Less than one week since the Taliban swept into Kabul, governments are starting to consider the thorny question of when and if they should recognize the Islamist group as Afghanistan’s legitimate governing power.
A U.N. Security Council-designated terrorist group since 1999, the Taliban have been a pariah for more than two decades.
When the Taliban emerged from the ashes of the Soviet Union’s nearly 10-year-long failed war in Afghanistan and rose to power in the mid-1990s, only three countries formally recognized their control over the country – Pakistan, Saudi Arabia and the United Arab Emirates.

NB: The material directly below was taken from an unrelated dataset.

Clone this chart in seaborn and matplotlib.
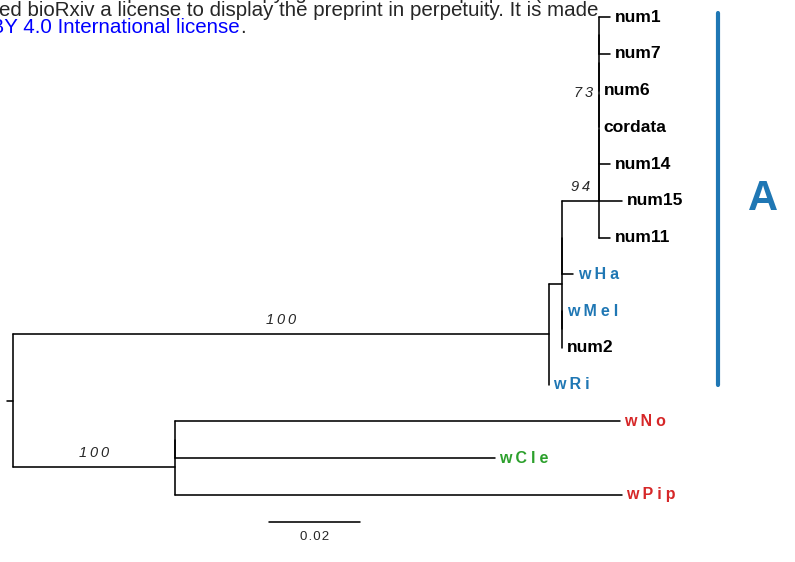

As capitals now debate the risks and benefits of recognizing the group, they are unlikely to rush to decide and may wait to let other governments go first.
The U.S. State Department this week noted that “there has not been a formal transfer of power” in Afghanistan and has avoided saying who it recognizes as the governing power.
Countries like Russia and China are eyeing the regional security vacuum left by the U.S. withdrawal and are more likely to recognize the Taliban as a means to expanding their own influence.
“Ultimately, while Western members of the Security Council are focusing on issues like women's rights, Russia is most interested in regional security and the drug trade,” said International Crisis Group U.N. Director Richard Gowan. “China and Russia have good reasons to be pragmatic in dealing with the Taliban, given their immediate regional concerns.”
“There is no point in panicking,” said Russia’s U.N. Ambassador Vassily Nebenzia at an emergency meeting of the Security Council on August 16, a day after the Taliban seized Kabul. He said Moscow’s embassy would continue to operate as normal.
“As regards our further official steps regarding the Taliban, we will determine them while proceeding from concrete developments and the Taliban’s specific actions,” the Russian envoy said.
China urges encouragement
China recently hosted nine Taliban leaders in the northern city of Tianjin, and on Thursday called on the international community to “encourage and guide” the Taliban in a positive direction, instead of exerting more pressure.
Pakistan, which has long been a safe haven for the group, said it was making “active efforts” to promote an inclusive political settlement in Afghanistan.
Western nations could also take a group approach to the recognition issue. Next week, officials of the Group of Seven leading industrial nations will meet to discuss developments. Leaders could agree a list of benchmarks the Taliban would have to meet before they would consider diplomatic acceptance.